The content of the Quran has been compared several times to the poetry of Umayya ibn Abi as-Salt. Both Umayya and the Quran treat similar prominent topics in the domains of creation, eschatology, and episodes of biblical prophetology. Both treat Thamud as an extinct tribe of the distant past, describe the story of the tribe of Thamud and the she-camel, describe an ascent by demons/jinn to the firmament where they are pelted by heavenly defence systems, and contain a similar story of the Annunciation to Mary. Both contain a flood narrative. Both texts use the word tannūr in their flood narratives, which appears as a hapax legomenon in the Quran. The poetry of Labid has been described as proto-Islamic by Suzanne Stetkevych, in the way that it and the Quran express similar values. The poetry of Al-Nabigha, like the Quran, describes the lore around King Solomon and his subduing of creatures like jinn. Comparisons and contrasts have been made between imagery of nature in the Quran and poetry.

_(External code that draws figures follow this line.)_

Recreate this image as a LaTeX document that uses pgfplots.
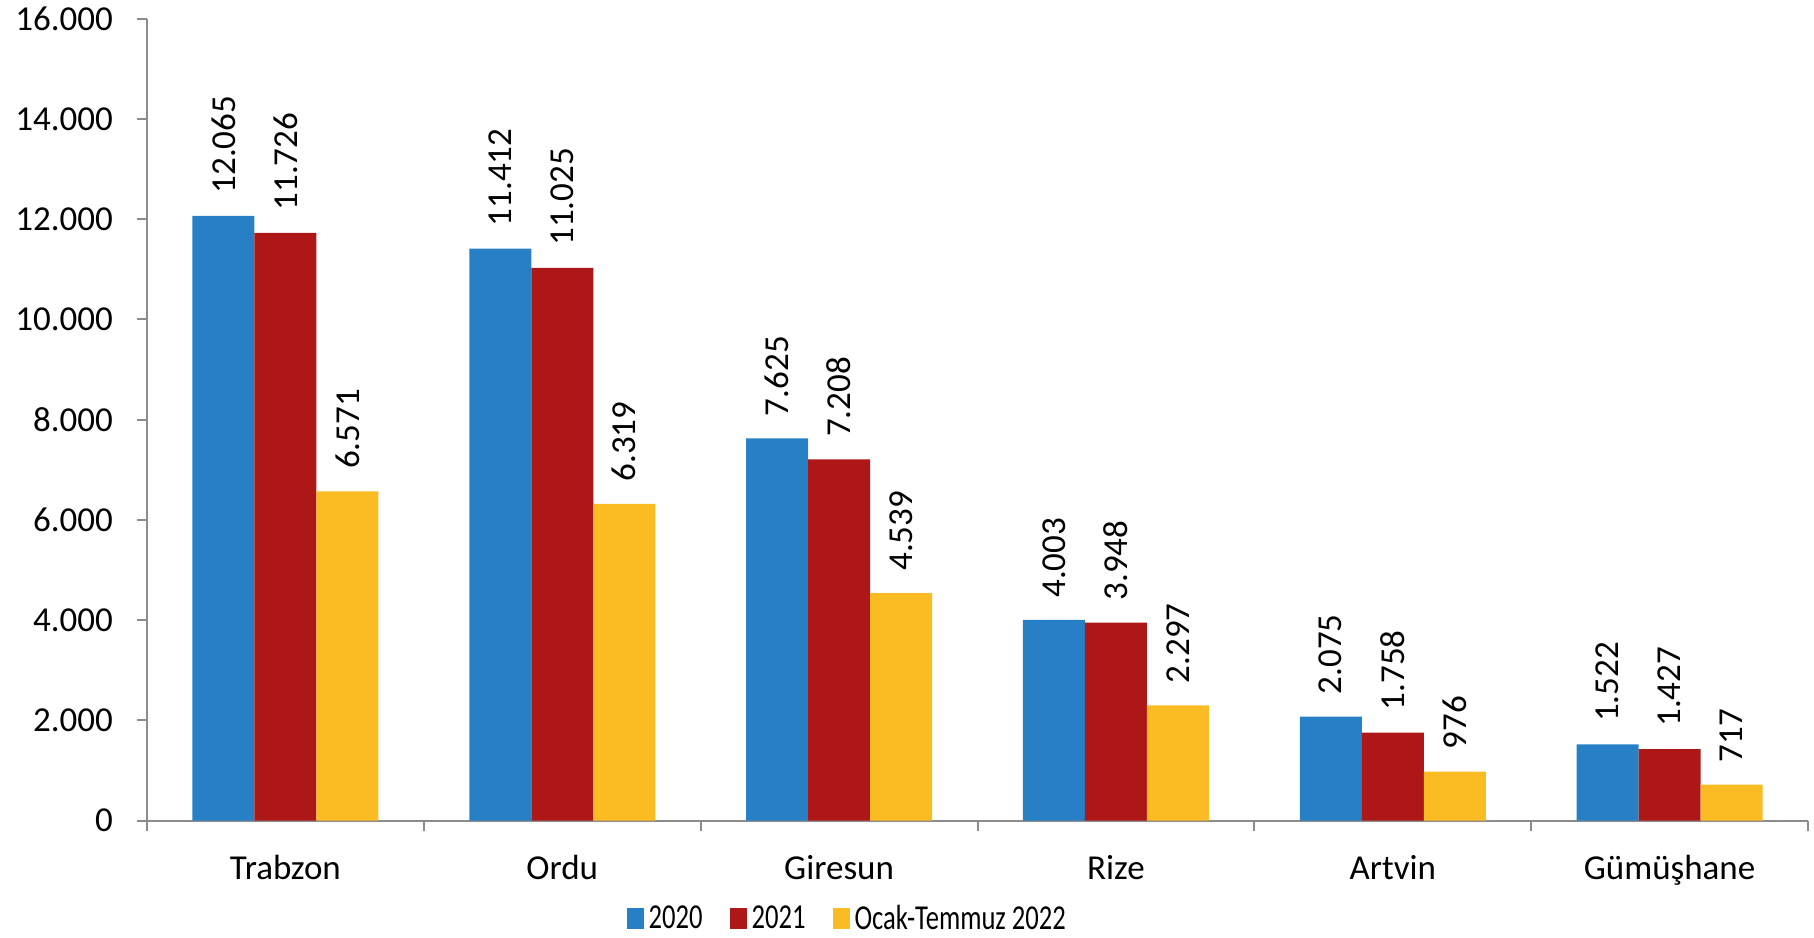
\documentclass[border=0pt]{standalone}
\usepackage{pgfplots}
\pgfplotsset{compat=1.18}
\usepackage{graphicx}
\usepackage{fontspec}
\setmainfont{Carlito}
\definecolor{cblue}{HTML}{2780C5}
\definecolor{cred}{HTML}{AE1717}
\definecolor{cyellow}{HTML}{FBBB22}
\definecolor{axgray}{HTML}{8C8C8C}
\newcommand{\lf}{\fontsize{17.5pt}{20pt}\selectfont}
\newcommand{\legtxt}[1]{\scalebox{0.76}[1]{#1}}
\begin{document}
\begin{tikzpicture}
\begin{axis}[
  at={(0,0)}, anchor=south west,
  scale only axis, width=830.5pt, height=401pt,
  ybar=0pt, bar width=31pt,
  xmin=-0.5, xmax=5.5, ymin=0, ymax=16000,
  xtick={-0.5,0.5,...,5.5},
  x tick label as interval,
  xticklabels={Trabzon,Ordu,Giresun,Rize,Artvin,Gümüşhane},
  ytick={0,2000,...,16000},
  scaled y ticks=false,
  axis x line*=bottom, axis y line*=left,
  axis line style={draw=axgray, line width=1pt},
  tick style={draw=axgray, line width=1pt},
  tick align=outside, major tick length=5pt,
  /pgf/number format/.cd, 1000 sep={.}, assume math mode=true, fixed,
  /pgfplots/.cd,
  tick label style={font=\lf},
  yticklabel style={xshift=-8.5pt},
  xticklabel style={yshift=-9pt},
  nodes near coords,
  every node near coord/.append style={font=\lf, rotate=90, anchor=west, inner xsep=11pt, inner ysep=0pt, black},
  legend columns=3,
  legend style={draw=none, fill=none, font=\lf, inner sep=0pt, at={(0.421,-0.122)}, anchor=center,
    nodes={inner sep=0pt},
    /tikz/every odd column/.append style={column sep=2.5pt},
    /tikz/every even column/.append style={column sep=13.5pt}},
  legend image code/.code={\fill[#1] (0pt,-5.25pt) rectangle (8.5pt,5.25pt);},
]
\addplot[fill=cblue, draw=none] coordinates {(0,12065) (1,11412) (2,7625) (3,4003) (4,2075) (5,1522)};
\addplot[fill=cred, draw=none] coordinates {(0,11726) (1,11025) (2,7208) (3,3948) (4,1758) (5,1427)};
\addplot[fill=cyellow, draw=none] coordinates {(0,6571) (1,6319) (2,4539) (3,2297) (4,976) (5,717)};
\legend{\legtxt{2020},\legtxt{2021},\legtxt{Ocak-Temmuz 2022}}
\end{axis}
\path (-73.5pt,-58.5pt) rectangle (833.5pt,410pt);
\end{tikzpicture}
\end{document}
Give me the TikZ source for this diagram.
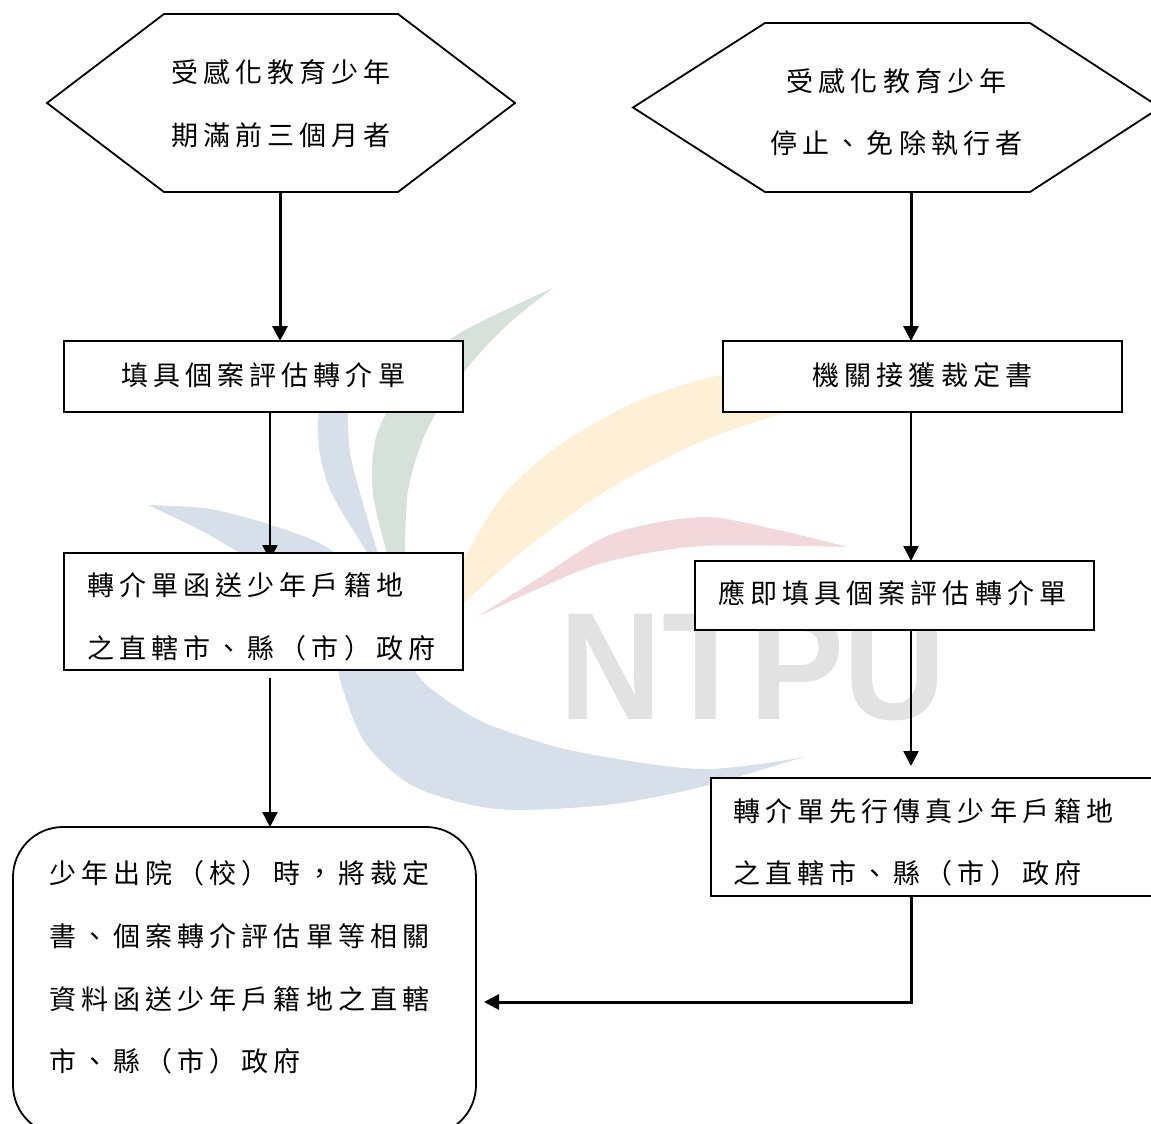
\documentclass[tikz,border=0pt]{standalone}
\usepackage{fontspec}
\usetikzlibrary{arrows.meta,backgrounds}
\newfontfamily\cjkfont[LetterSpace=19]{Noto Sans CJK TC}
\newfontfamily\wmfont{Liberation Sans}
\newcommand{\flowtext}[4]{\raisebox{#1pt}[0pt][0pt]{\parbox{#2pt}{#3\cjkfont\fontsize{27}{62.6}\selectfont #4}}}
\definecolor{wmgreen}{HTML}{D6E1DA}
\definecolor{wmblue}{HTML}{D7E0EA}
\definecolor{wmyellow}{HTML}{FEF0D6}
\definecolor{wmpink}{HTML}{F2D8DA}
\definecolor{wmgray}{HTML}{E2E2E2}
\tikzset{
  flowbox/.style={draw=black,fill=white,line width=1.8pt,inner sep=0pt,outer sep=0pt,rectangle},
  roundbox/.style={flowbox,rounded corners=50pt},
  hexbox/.style={inner sep=0pt,outer sep=0pt,rectangle},
  hexline/.style={draw=black,line width=1.8pt,line join=miter},
  conn/.style={draw=black,line width=2.4pt,-{Triangle[width=15pt,length=15pt]}},
  heavyconn/.style={conn,line width=3pt}
}
\begin{document}
\begin{tikzpicture}[x=1pt,y=-1pt]
\useasboundingbox (0,0) rectangle (1151,1124);
\clip (0,0) rectangle (1151,1124);
% watermark
\begin{pgfonlayer}{background}
\fill[wmblue] plot[smooth] coordinates {(319,395) (319,448) (332,494) (372,560)} -- plot[smooth] coordinates {(380,560) (351,458) (348,395)} -- cycle;
\fill[wmgreen] plot[smooth] coordinates {(553,288) (455,336) (404,386) (376,437) (373,494) (389,560)} -- plot[smooth] coordinates {(405,560) (408,491) (427,430) (464,372) (506,326) (553,288)} -- cycle;
\fill[wmblue] plot[smooth] coordinates {(148,505) (210,509) (274,526) (332,551) (375,610) (415,671) (434,691) (485,723) (574,751) (701,769) (804,757)} -- plot[smooth] coordinates {(804,757) (701,787) (606,805) (497,809) (415,787) (366,744) (343,690) (325,625) (285,580) (240,553) (200,530) (148,505)} -- cycle;
\fill[wmyellow] plot[smooth] coordinates {(800,372) (721,375) (638,401) (561,444) (504,494) (462,562) (445,600)} -- plot[smooth] coordinates {(445,630) (462,605) (523,551) (606,491) (702,441) (800,408)} -- cycle;
\fill[wmpink] plot[smooth] coordinates {(477,617) (542,576) (612,534) (702,517) (778,530) (848,547)} -- plot[smooth] coordinates {(848,547) (702,546) (606,562) (542,587) (477,617)} -- cycle;
\node[inner sep=0pt,xscale=0.93,text=wmgray] (wm) at (753,668) {\wmfont\bfseries\fontsize{153}{153}\selectfont NTPU};
\end{pgfonlayer}
% shapes
\node[hexbox,minimum width=468pt,minimum height=178pt] (hexa) at (281,103) {\flowtext{-3}{240}{\centering}{受感化教育少年\\期滿前三個月者}};
\draw[hexline] (hexa.west) -- ([xshift=117pt]hexa.north west) -- ([xshift=-117pt]hexa.north east) -- (hexa.east) -- ([xshift=-117pt]hexa.south east) -- ([xshift=117pt]hexa.south west) -- cycle;
\node[hexbox,minimum width=527pt,minimum height=169pt] (hexb) at (896.5,107.5) {\flowtext{-7}{270}{\centering}{受感化教育少年\\停止、免除執行者}};
\draw[hexline] (hexb.west) -- ([xshift=132pt]hexb.north west) -- ([xshift=-130pt]hexb.north east) -- (hexb.east) -- ([xshift=-130pt]hexb.south east) -- ([xshift=132pt]hexb.south west) -- cycle;
\node[flowbox,minimum width=399pt,minimum height=71pt] (boxa) at (263.5,376.5) {\flowtext{-1}{285}{\raggedright}{填具個案評估轉介單}};
\node[flowbox,minimum width=399pt,minimum height=117pt] (boxb) at (263.5,611.5) {\flowtext{-8}{353}{\raggedright}{轉介單函送少年戶籍地\\之直轄市、縣（市）政府}};
\node[flowbox,minimum width=399pt,minimum height=71pt] (boxc) at (922.5,376.5) {\flowtext{-1}{220}{\raggedright}{機關接獲裁定書}};
\node[flowbox,minimum width=399pt,minimum height=69pt] (boxd) at (894.5,595.5) {\flowtext{0}{353}{\raggedright}{應即填具個案評估轉介單}};
\node[flowbox,minimum width=470pt,minimum height=118pt] (boxe) at (946,837) {\flowtext{-8}{426}{\raggedright}{轉介單先行傳真少年戶籍地\\之直轄市、縣（市）政府}};
\node[roundbox,minimum width=463pt,minimum height=308pt] (boxf) at (244.5,981) {\flowtext{11}{391}{\raggedright}{少年出院（校）時，將裁定\\書、個案轉介評估單等相關\\資料函送少年戶籍地之直轄\\市、縣（市）政府}};
% connectors
\draw[heavyconn] ([xshift=-1pt]hexa.south) -- ([xshift=16.5pt]boxa.north);
\draw[heavyconn] ([xshift=14.5pt]hexb.south) -- ([xshift=-11.5pt]boxc.north);
\begin{pgfonlayer}{background}
\draw[conn] ([xshift=6.5pt]boxa.south) -- ([xshift=6.5pt,yshift=-7pt]boxb.north);
\end{pgfonlayer}
\draw[conn] ([xshift=-11.5pt]boxc.south) -- ([xshift=16.5pt]boxd.north);
\draw[conn] ([xshift=6.5pt,yshift=-8pt]boxb.south) -- ([xshift=25.5pt]boxf.north);
\draw[conn] ([xshift=16.5pt]boxd.south) -- ([xshift=-35pt,yshift=12pt]boxe.north);
\draw[heavyconn] ([xshift=-35pt]boxe.south) |- ([xshift=8pt,yshift=-21pt]boxf.east);
\end{tikzpicture}
\end{document}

=== Poetry in Quranic exegesis ===
At first, the use of poetry in the exegesis of the Quran was occasional and infrequent. The philologist Abū ʿUbaydah (d. 825) was one of the first to do so in his Majāz al-Qurʾān. He brings up a line of poetry from Amr ibn Kulthum in trying to argue that the word Quran semantically derives, not from the common Semitic lexeme used in other languages to mean "to read" (or the like), but instead "to combine" (in the sense that its surahs are combined). He then cites a line of poetry from Al-Nabigha to again offer an etymological derivation of the word for "surah" independent of Syriac or other non-Arabic languages. Abū ʿUbaydah ends with another Arabizing argument for "ayah" although without poetic citation.